GSDs can be unholy terrors. laugh out loud All the suggestions are good but Moose' s particularly.If she gets rowdy, plop her in her play pen or crate in another room to cool off a few minutes..Then rinse and repeat.

You might be doing this over and over again, but trust me, puppies do learn.

Do you even- lift?
Barked: Fri Jan 18, '13 8:42pm PST 
I was thinking the same thing as Jackson. She looks way more German Shepherd than Lab to me.

As far as using a toy as distraction, make sure you're not trying to force her to take the toy. Rather, make the toy prey-like by making it "run" away from her. Chasing a toy is much more exciting to most dogs than being given a toy. Toys with squeakers can be extra inciting.

TNT comes in- small packages
Barked: Fri Jan 18, '13 9:47pm PST 
Garnet and Blaze only bite in play but it can be a bit of a pain in the rear end when they dont stop biting. When they get too mouthy I will stop playing with them and crate them for a little while.

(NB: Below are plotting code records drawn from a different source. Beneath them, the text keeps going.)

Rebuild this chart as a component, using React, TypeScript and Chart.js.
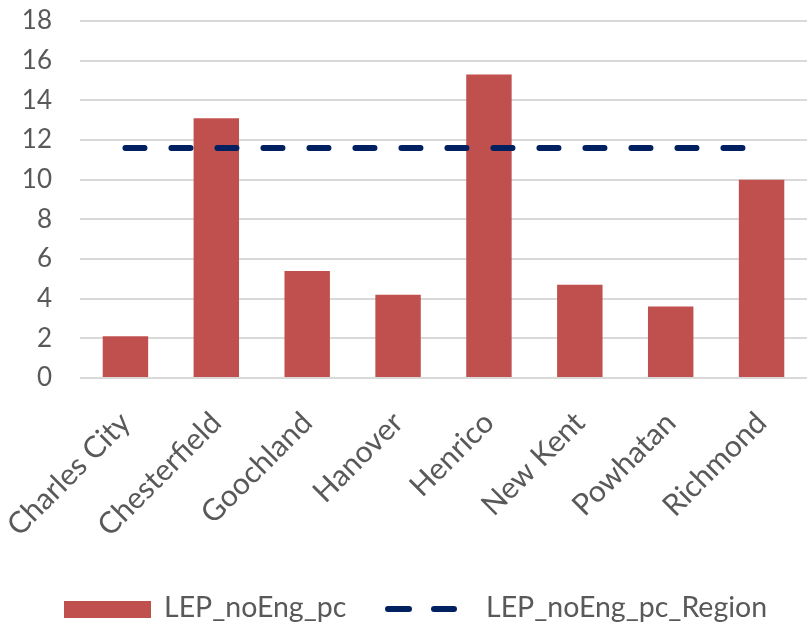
import React, { useEffect, useRef } from "react";
import { Chart, registerables } from "chart.js";

Chart.register(...registerables);

const categories = [
  "Charles City",
  "Chesterfield",
  "Goochland",
  "Hanover",
  "Henrico",
  "New Kent",
  "Powhatan",
  "Richmond",
];
const countyValues = [2.1, 13.1, 5.4, 4.2, 15.3, 4.7, 3.6, 10.0];
const regionValues = [11.6, 11.6, 11.6, 11.6, 11.6, 11.6, 11.6, 11.6];
const yTicks = [0, 2, 4, 6, 8, 10, 12, 14, 16, 18];

const BAR_COLOR = "#C0504D";
const LINE_COLOR = "#002060";
const TEXT_COLOR = "#595959";
const FONT = "Lato, 'Open Sans', sans-serif";

// Legend drawn under the plot: filled swatch for the bars, two round-capped dashes for the region line.
const bottomLegend = {
  id: "bottomLegend",
  afterDraw(chart: any) {
    const ctx = chart.ctx;
    const ds = chart.data.datasets;
    const baseline = 617;
    const mid = 609;
    ctx.save();
    ctx.font = `28.5px ${FONT}`;
    ctx.textBaseline = "alphabetic";
    ctx.textAlign = "left";

    ctx.fillStyle = ds[0].backgroundColor;
    ctx.fillRect(64, 601, 87, 17);
    ctx.fillStyle = TEXT_COLOR;
    ctx.fillText(ds[0].label, 164, baseline);

    ctx.strokeStyle = ds[1].borderColor;
    ctx.lineWidth = 6;
    ctx.lineCap = "round";
    ctx.beginPath();
    ctx.moveTo(388, mid);
    ctx.lineTo(409, mid);
    ctx.moveTo(434, mid);
    ctx.lineTo(454, mid);
    ctx.stroke();
    ctx.fillText(ds[1].label, 486, baseline);
    ctx.restore();
  },
};

export default function App() {
  const canvasRef = useRef<HTMLCanvasElement | null>(null);

  useEffect(() => {
    const canvas = canvasRef.current;
    if (!canvas) return;
    const chart = new Chart(canvas, {
      type: "bar",
      data: {
        labels: categories,
        datasets: [
          {
            type: "bar",
            label: "LEP_noEng_pc",
            data: countyValues,
            backgroundColor: BAR_COLOR,
            barPercentage: 0.5,
            categoryPercentage: 1,
            order: 2,
          },
          {
            type: "line",
            label: "LEP_noEng_pc_Region",
            data: regionValues,
            borderColor: LINE_COLOR,
            backgroundColor: LINE_COLOR,
            borderWidth: 6,
            borderDash: [19, 27],
            borderCapStyle: "round",
            pointRadius: 0,
            fill: false,
            order: 1,
          } as any,
        ],
      },
      options: {
        responsive: false,
        animation: false,
        layout: { padding: { top: 21, right: 0, left: 0, bottom: 0 } },
        plugins: {
          legend: { display: false },
          tooltip: { enabled: false },
        },
        scales: {
          x: {
            grid: { display: false, drawTicks: false },
            border: { display: false },
            ticks: {
              color: TEXT_COLOR,
              font: { family: FONT, size: 30 },
              minRotation: 45,
              maxRotation: 45,
              padding: 27,
            },
            afterFit(scale: any) {
              scale.height = 249;
              scale.paddingLeft = 0;
              scale.paddingRight = 0;
            },
          },
          y: {
            min: 0,
            max: 18,
            afterBuildTicks(scale: any) {
              scale.ticks = yTicks.map((v) => ({ value: v }));
            },
            grid: { color: "#D9D9D9", lineWidth: 2, drawTicks: false },
            border: { display: false },
            ticks: {
              color: TEXT_COLOR,
              font: { family: FONT, size: 26 },
              padding: 28,
            },
            afterFit(scale: any) {
              scale.width = 80;
              scale.paddingTop = 0;
              scale.paddingBottom = 0;
            },
          },
        },
      },
      plugins: [bottomLegend],
    });
    return () => chart.destroy();
  }, []);

  return (
    <div style={{ position: "absolute", left: 0, top: 0, width: 807, height: 627, background: "#fff" }}>
      <canvas ref={canvasRef} width={807} height={627} style={{ width: 807, height: 627 }} />
    </div>
  );
}
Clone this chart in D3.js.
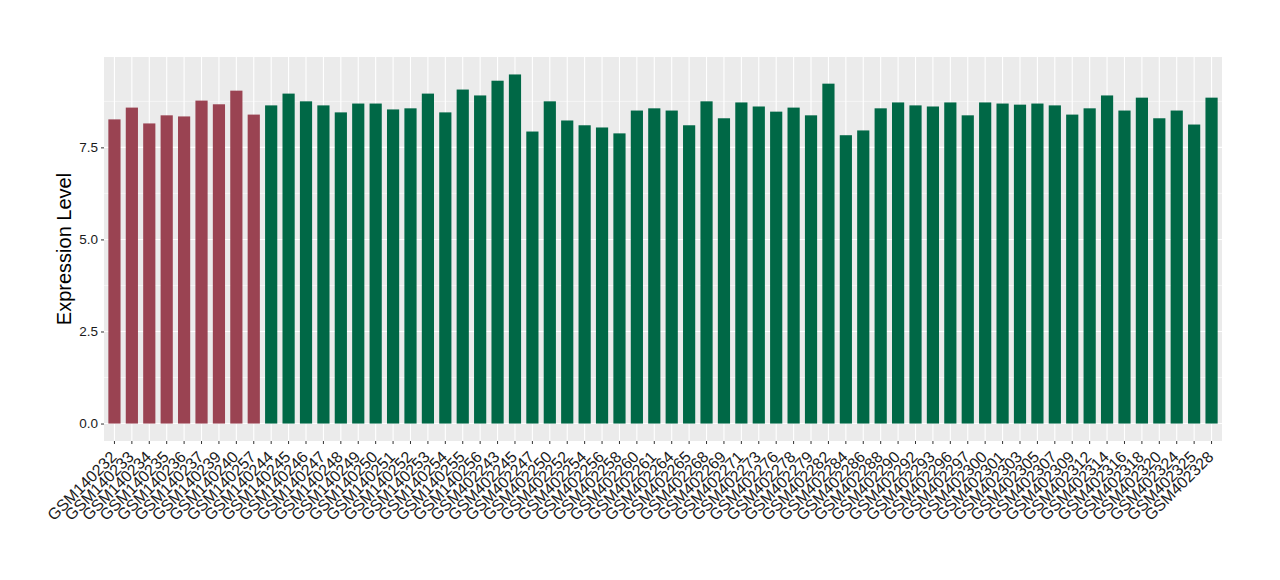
<!DOCTYPE html>
<meta charset="utf-8">
<html>
<head>
  <title>Expression</title>
  <style type="text/css">
    body{margin:0; background:#fff;}
    text{font-family: "Liberation Sans", Arial, sans-serif;}
  </style>
</head>
<body>
  <script src="https://cdn.jsdelivr.net/npm/d3@7/dist/d3.min.js"></script>
  <script>
    var samples = ['GSM140232','GSM140233','GSM140234','GSM140235','GSM140236','GSM140237','GSM140239','GSM140240','GSM140257',
      'GSM140244','GSM140245','GSM140246','GSM140247','GSM140248','GSM140249','GSM140250','GSM140251','GSM140252','GSM140253',
      'GSM140254','GSM140255','GSM140256','GSM402243','GSM402245','GSM402247','GSM402250','GSM402252','GSM402254','GSM402256',
      'GSM402258','GSM402260','GSM402261','GSM402264','GSM402265','GSM402268','GSM402269','GSM402271','GSM402273','GSM402276',
      'GSM402278','GSM402279','GSM402282','GSM402284','GSM402286','GSM402288','GSM402290','GSM402292','GSM402293','GSM402296',
      'GSM402297','GSM402300','GSM402301','GSM402303','GSM402305','GSM402307','GSM402309','GSM402312','GSM402314','GSM402316',
      'GSM402318','GSM402320','GSM402324','GSM402325','GSM402328'];

    var values = [8.26,8.58,8.15,8.37,8.34,8.77,8.67,9.04,8.39,
      8.64,8.96,8.75,8.64,8.45,8.69,8.69,8.53,8.56,8.96,
      8.45,9.07,8.91,9.31,9.48,7.93,8.75,8.23,8.10,8.04,
      7.88,8.50,8.56,8.50,8.10,8.75,8.29,8.72,8.61,8.47,
      8.58,8.37,9.23,7.83,7.96,8.56,8.72,8.64,8.61,8.72,
      8.37,8.72,8.69,8.66,8.69,8.64,8.39,8.56,8.91,8.50,
      8.85,8.29,8.50,8.12,8.85];

    // first 9 samples are one group, the rest the other
    var groups = samples.map(function(s, i){ return i < 9 ? 'a' : 'b'; });
    var colors = {a: '#9a4352', b: '#006846'};

    var yTicks = [0, 2.5, 5, 7.5];

    var width = 1280, height = 580;
    var pLeft = 104, pRight = 1222, pTop = 57, pBottom = 441;

    var svg = d3.select('body').append('svg')
        .attr('width', width)
        .attr('height', height);

    var ymax = d3.max(values);
    var y = d3.scaleLinear()
        .domain([-ymax*0.05, ymax*1.05])
        .range([pBottom, pTop]);

    var unit = (pRight - pLeft) / (samples.length - 1 + 1.2);
    var x = d3.scaleBand()
        .domain(samples)
        .range([pLeft + 0.1*unit, pRight - 0.1*unit])
        .paddingInner(0.3)
        .paddingOuter(0.15);

    function cx(d){ return x(d) + x.bandwidth()/2; }

    svg.append('rect')
      .attr('x', pLeft).attr('y', pTop)
      .attr('width', pRight-pLeft).attr('height', pBottom-pTop)
      .attr('fill', '#ebebeb');

    // minor grid
    var minor = [1.25, 3.75, 6.25, 8.75];
    svg.selectAll('.minor').data(minor).enter().append('line')
      .attr('x1', pLeft).attr('x2', pRight)
      .attr('y1', function(d){return y(d)}).attr('y2', function(d){return y(d)})
      .attr('stroke', '#fff').attr('stroke-width', 0.55);

    svg.selectAll('.hmajor').data(yTicks).enter().append('line')
      .attr('x1', pLeft).attr('x2', pRight)
      .attr('y1', function(d){return y(d)}).attr('y2', function(d){return y(d)})
      .attr('stroke', '#fff').attr('stroke-width', 1.1);

    svg.selectAll('.vmajor').data(samples).enter().append('line')
      .attr('y1', pTop).attr('y2', pBottom)
      .attr('x1', cx).attr('x2', cx)
      .attr('stroke', '#fff').attr('stroke-width', 1.1);

    svg.selectAll('.bar').data(samples).enter().append('rect')
      .attr('x', function(d){return x(d)})
      .attr('width', x.bandwidth())
      .attr('y', function(d, i){return y(values[i])})
      .attr('height', function(d, i){return y(0) - y(values[i])})
      .attr('fill', function(d, i){return colors[groups[i]]});

    // y axis
    var yAxis = d3.axisLeft(y).tickValues(yTicks).tickSize(3).tickPadding(3)
      .tickFormat(d3.format('.1f'));
    var gy = svg.append('g').attr('transform', 'translate(' + pLeft + ',0)').call(yAxis);
    gy.select('.domain').remove();
    gy.selectAll('line').attr('stroke', '#333');
    gy.selectAll('text').attr('fill', '#1a1a1a').style('font-size', '13.5px')
      .style('font-family', '"Liberation Sans", Arial, sans-serif');

    // x axis
    var xAxis = d3.axisBottom(x).tickSize(3).tickPadding(3);
    var gx = svg.append('g').attr('transform', 'translate(0,' + pBottom + ')').call(xAxis);
    gx.select('.domain').remove();
    gx.selectAll('line').attr('stroke', '#333');
    gx.selectAll('text')
      .attr('fill', '#1a1a1a')
      .style('font-size', '16px')
      .style('font-family', '"Liberation Sans", Arial, sans-serif')
      .attr('text-anchor', 'end')
      .attr('dy', null)
      .attr('y', 0)
      .attr('transform', 'translate(3,17) rotate(-45)');

    svg.append('text')
      .attr('transform', 'translate(71,' + ((pTop+pBottom)/2) + ') rotate(-90)')
      .attr('text-anchor', 'middle')
      .style('font-size', '20px')
      .attr('fill', '#000')
      .text('Expression Level');
  </script>
</body>
</html>
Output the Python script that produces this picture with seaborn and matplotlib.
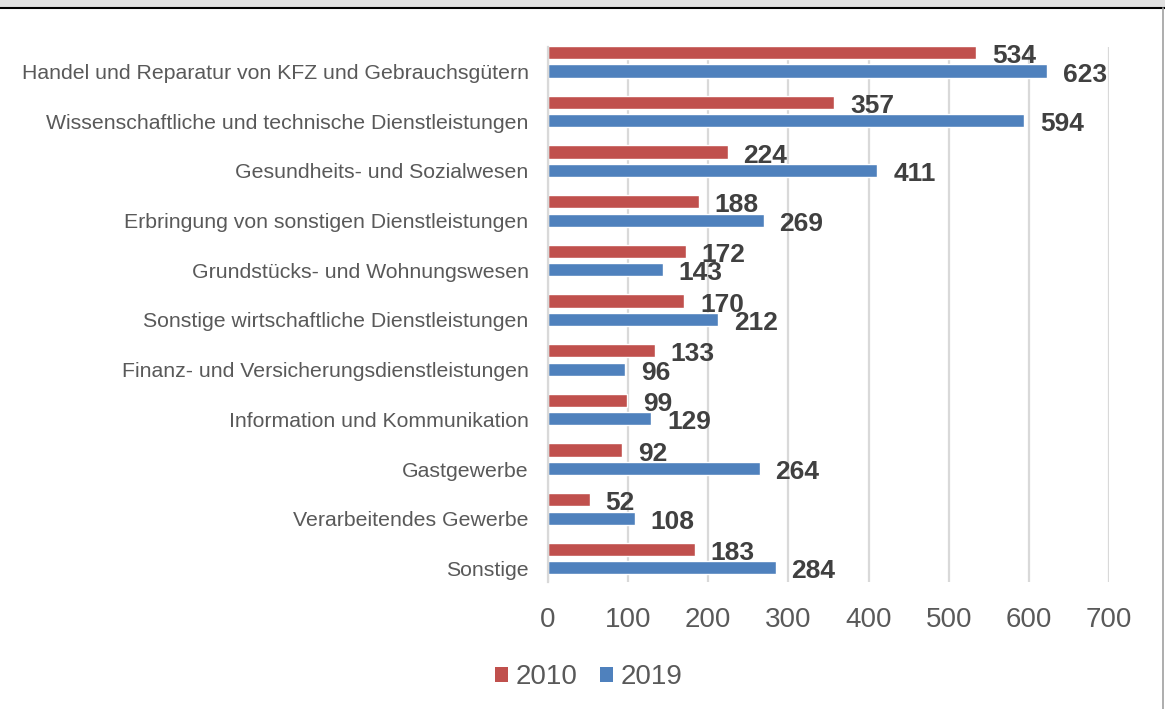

I am glad that they are only 9.6 pounds and 11 pounds because it makes it easier to manage the biting part. I will be glad when they grow out of the chewy stage although they dont get to chew on toys because their sire will steal all the toys that we get for them. I would suggest trying the time out where when your pup wont stop biting you remove him/her to their crate for a little while.